Ruling on an issue of first impression, the 7th Circuit Court of Appeals today extended the logic of an eight-year-old case
to how criminal defendants challenge their supervised release and revocation penalties and what must be discussed in attorney
withdraw briefs on those issues.
Circuit Judge Richard Posner authored a unanimous decision today in U.S. v. Vertran M. Wheaton, No. 09-3171, which grants a motion for counsel to withdraw and dismisses
an appeal from the Northern District of Indiana. The case involves a defendant’s supervised release, which was revoked
because he admitted to violating its terms by helping to distribute marijuana and U.S. Judge Theresa Springmann in Fort Wayne
sanctioned him with 36-months in prison. But Wheaton appealed, and his court-appointed attorney filed a brief requesting to
withdraw from the criminal case on the belief that the appeal is frivolous.

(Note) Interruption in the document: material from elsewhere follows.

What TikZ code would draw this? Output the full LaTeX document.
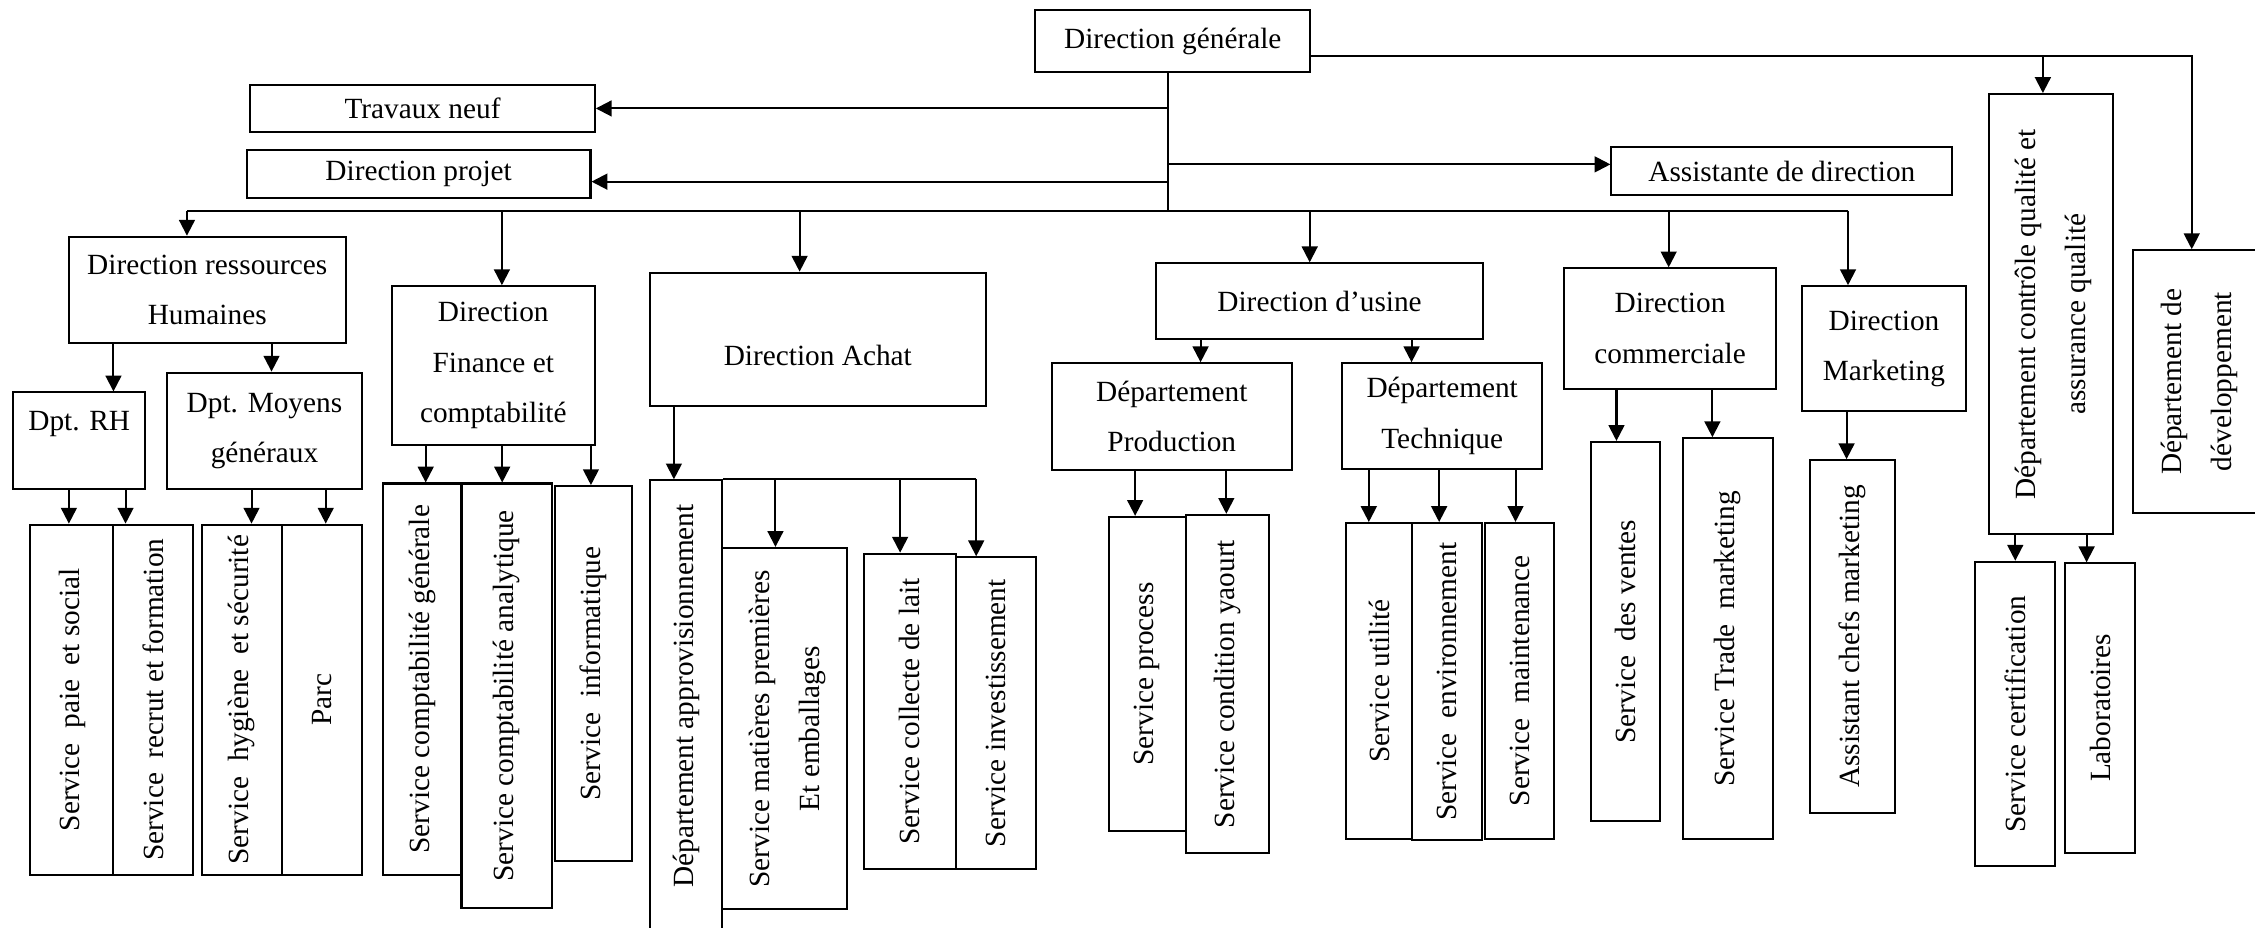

However, the interesting appeal issue is that Wheaton objects to the 36-month prison term imposed by the judge but not to
the revocation of supervised release on the basis of the “knowing and voluntary” admissions he made.
In United States v. Knox, 287 F.3d 667, 670-72 (7th Cir. 2002), the appellate court held that a guilty plea’s
voluntariness is not a potentially appealable issue that must be discussed within an Anders brief, unless the defendant
wants to withdraw the plea after an attorney informs him or her about the risks of pleading guilty – he cannot retain
the plea while challenging admissions on which it was based.

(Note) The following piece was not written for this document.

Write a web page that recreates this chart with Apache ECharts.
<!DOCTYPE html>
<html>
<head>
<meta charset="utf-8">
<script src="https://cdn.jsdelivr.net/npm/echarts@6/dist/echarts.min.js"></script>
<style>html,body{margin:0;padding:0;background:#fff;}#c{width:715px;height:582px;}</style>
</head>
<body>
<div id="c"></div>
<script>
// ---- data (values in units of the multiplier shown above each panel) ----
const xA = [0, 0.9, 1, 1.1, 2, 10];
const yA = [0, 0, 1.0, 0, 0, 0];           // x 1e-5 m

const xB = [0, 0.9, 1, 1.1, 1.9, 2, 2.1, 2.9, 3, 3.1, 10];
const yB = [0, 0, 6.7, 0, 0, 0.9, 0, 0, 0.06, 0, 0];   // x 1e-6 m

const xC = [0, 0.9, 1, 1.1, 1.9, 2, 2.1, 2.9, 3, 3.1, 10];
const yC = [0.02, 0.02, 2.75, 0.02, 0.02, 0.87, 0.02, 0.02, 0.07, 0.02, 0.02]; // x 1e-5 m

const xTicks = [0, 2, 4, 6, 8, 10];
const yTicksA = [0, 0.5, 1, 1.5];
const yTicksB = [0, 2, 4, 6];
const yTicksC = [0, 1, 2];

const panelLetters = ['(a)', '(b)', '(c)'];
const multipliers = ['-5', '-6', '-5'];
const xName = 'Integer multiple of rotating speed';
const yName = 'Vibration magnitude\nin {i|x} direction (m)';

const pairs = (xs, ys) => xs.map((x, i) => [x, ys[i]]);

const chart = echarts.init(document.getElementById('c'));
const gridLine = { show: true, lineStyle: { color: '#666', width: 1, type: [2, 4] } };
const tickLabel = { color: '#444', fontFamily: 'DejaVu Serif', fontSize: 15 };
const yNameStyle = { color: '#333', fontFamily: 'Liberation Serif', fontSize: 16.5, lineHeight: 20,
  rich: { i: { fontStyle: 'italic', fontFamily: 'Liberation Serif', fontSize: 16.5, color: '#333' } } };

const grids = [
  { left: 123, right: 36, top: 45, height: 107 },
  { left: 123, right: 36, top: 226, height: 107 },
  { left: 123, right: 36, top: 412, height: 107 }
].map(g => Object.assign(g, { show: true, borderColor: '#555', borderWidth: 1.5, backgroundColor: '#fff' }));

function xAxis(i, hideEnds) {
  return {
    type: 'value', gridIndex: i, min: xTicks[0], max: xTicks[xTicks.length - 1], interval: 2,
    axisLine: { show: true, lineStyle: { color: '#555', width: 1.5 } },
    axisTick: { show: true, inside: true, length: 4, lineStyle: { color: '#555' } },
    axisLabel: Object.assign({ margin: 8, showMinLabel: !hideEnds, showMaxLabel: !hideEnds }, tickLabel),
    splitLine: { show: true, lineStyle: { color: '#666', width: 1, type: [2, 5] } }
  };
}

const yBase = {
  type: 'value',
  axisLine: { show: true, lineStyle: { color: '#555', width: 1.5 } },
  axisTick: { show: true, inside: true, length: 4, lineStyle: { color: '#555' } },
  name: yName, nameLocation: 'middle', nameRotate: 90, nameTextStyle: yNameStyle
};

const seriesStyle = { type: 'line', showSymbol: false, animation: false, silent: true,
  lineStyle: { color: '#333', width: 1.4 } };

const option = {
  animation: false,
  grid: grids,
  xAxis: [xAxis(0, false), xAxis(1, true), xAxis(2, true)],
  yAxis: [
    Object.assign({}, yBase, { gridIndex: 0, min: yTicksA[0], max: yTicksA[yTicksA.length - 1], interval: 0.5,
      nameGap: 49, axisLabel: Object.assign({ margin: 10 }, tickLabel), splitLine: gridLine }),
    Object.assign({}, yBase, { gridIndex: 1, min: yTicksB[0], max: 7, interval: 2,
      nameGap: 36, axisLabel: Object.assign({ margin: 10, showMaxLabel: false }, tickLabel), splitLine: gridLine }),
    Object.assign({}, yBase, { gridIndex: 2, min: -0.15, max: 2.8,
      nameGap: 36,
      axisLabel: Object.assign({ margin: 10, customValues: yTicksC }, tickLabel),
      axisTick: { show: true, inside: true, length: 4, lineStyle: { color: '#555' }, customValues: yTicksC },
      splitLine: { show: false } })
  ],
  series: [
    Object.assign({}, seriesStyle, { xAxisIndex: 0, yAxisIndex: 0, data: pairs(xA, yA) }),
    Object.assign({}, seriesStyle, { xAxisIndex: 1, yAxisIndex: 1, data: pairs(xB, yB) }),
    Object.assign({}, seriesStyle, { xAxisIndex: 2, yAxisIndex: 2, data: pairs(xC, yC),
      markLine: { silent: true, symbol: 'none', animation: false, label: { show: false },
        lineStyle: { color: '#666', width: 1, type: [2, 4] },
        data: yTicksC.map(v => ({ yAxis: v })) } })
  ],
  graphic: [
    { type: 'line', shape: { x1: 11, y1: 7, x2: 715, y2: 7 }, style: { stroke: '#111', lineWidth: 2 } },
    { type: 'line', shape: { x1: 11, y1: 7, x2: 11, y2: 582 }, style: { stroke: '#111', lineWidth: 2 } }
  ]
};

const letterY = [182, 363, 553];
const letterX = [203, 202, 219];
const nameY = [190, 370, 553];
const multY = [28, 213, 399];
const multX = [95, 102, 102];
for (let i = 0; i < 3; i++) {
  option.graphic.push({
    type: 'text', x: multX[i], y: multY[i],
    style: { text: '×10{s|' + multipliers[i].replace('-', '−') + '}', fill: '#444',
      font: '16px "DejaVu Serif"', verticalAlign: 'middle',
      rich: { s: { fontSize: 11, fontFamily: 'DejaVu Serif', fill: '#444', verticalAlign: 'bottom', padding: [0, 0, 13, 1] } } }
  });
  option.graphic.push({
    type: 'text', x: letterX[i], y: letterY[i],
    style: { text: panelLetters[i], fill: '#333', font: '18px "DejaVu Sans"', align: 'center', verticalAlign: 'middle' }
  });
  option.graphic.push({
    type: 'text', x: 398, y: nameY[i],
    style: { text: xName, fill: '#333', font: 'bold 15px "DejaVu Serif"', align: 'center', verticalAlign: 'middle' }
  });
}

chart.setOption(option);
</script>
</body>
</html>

“He cannot in other words have his cake (a plea that may have resulted in a lighter sentence than if he had refused
to plead guilty and been convicted after a trial) and eat it (withdraw admissions, made in the plea hearing, that might undermine
challenges he may now wish to make after his conviction or sentence),” Judge Posner wrote, noting that no other reported
case addresses that issue except for Knox.

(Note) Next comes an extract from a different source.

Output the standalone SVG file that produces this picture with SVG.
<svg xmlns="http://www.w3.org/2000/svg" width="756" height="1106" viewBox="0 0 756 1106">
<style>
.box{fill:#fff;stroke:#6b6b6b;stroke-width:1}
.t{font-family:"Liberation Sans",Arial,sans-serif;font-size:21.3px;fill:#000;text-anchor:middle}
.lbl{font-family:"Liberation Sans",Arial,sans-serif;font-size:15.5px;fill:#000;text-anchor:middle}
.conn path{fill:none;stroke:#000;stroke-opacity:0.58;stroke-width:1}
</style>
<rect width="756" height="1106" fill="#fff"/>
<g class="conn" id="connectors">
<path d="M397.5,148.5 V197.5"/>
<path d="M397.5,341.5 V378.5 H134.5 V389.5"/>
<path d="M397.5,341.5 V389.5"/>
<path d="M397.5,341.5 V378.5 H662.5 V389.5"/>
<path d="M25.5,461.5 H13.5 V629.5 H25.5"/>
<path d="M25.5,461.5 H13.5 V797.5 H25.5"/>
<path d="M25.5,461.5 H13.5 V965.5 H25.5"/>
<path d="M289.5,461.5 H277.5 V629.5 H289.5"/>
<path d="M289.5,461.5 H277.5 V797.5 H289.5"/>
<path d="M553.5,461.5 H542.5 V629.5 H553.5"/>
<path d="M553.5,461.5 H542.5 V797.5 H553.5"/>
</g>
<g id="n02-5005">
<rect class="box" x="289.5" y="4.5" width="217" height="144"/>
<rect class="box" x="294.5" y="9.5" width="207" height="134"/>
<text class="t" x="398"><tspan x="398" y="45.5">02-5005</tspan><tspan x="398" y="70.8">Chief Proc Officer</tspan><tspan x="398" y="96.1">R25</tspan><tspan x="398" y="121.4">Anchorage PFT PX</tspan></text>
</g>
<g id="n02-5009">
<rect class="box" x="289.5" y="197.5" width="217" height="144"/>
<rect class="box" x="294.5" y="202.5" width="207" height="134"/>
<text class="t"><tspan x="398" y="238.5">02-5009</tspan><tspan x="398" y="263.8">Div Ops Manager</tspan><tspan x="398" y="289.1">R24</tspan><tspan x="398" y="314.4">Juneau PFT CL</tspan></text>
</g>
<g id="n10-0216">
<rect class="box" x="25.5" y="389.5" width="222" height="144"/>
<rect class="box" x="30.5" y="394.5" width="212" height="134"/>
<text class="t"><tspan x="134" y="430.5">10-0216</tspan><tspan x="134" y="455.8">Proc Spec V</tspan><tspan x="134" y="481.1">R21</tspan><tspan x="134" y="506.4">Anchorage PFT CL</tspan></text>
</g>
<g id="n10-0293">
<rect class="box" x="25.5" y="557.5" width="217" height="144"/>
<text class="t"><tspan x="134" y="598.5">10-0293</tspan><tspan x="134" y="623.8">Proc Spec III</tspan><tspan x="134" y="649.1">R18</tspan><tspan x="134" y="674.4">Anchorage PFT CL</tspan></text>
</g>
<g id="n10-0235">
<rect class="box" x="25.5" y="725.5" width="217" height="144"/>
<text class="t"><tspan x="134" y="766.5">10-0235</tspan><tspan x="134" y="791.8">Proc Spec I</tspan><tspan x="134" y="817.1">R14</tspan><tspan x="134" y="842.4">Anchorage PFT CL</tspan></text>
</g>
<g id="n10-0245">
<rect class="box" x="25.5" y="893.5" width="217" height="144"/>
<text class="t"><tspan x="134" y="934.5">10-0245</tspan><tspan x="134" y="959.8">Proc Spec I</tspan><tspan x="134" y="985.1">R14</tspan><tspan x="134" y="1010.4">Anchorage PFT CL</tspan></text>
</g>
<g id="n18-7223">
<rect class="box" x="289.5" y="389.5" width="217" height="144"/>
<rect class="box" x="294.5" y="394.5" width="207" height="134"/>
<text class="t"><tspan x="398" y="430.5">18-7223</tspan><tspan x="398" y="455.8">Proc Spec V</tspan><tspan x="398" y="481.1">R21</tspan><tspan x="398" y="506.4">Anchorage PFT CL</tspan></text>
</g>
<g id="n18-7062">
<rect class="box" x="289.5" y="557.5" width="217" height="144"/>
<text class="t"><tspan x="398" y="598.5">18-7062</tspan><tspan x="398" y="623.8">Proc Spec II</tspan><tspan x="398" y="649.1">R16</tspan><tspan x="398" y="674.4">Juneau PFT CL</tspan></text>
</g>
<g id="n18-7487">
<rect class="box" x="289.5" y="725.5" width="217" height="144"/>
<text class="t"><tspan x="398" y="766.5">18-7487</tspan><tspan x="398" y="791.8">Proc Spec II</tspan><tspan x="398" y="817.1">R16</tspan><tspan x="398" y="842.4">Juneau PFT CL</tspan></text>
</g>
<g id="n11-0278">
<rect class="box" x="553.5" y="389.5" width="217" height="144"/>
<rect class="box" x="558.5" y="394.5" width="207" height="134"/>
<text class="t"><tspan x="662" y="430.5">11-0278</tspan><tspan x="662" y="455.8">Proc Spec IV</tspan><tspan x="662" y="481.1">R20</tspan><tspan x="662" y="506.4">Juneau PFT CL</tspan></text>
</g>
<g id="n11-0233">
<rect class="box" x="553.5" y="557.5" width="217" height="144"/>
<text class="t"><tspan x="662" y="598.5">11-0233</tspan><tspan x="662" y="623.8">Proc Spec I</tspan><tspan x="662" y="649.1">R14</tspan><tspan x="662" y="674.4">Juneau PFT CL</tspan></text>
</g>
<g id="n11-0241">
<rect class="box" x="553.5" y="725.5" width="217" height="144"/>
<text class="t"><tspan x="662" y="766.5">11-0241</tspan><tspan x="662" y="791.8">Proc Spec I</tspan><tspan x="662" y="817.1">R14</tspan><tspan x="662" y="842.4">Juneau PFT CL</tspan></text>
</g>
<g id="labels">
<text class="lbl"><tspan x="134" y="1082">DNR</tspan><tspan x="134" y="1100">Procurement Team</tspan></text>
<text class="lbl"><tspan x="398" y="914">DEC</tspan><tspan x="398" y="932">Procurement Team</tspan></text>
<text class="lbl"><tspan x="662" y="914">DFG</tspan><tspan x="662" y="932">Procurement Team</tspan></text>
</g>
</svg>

“The logic of Knox extends to a case (also one of first impression) in which the defendant does not challenge
the revocation of his supervised release,” Judge Posner wrote. “We hold therefore that he cannot be allowed to
challenge admissions that undergird that revocation. He can challenge them and the revocation, but if he is content with the
revocation (fearing the possible consequences of a new revocation hearing) he cannot challenge it indirectly by attacking
the admissions on which it was based.”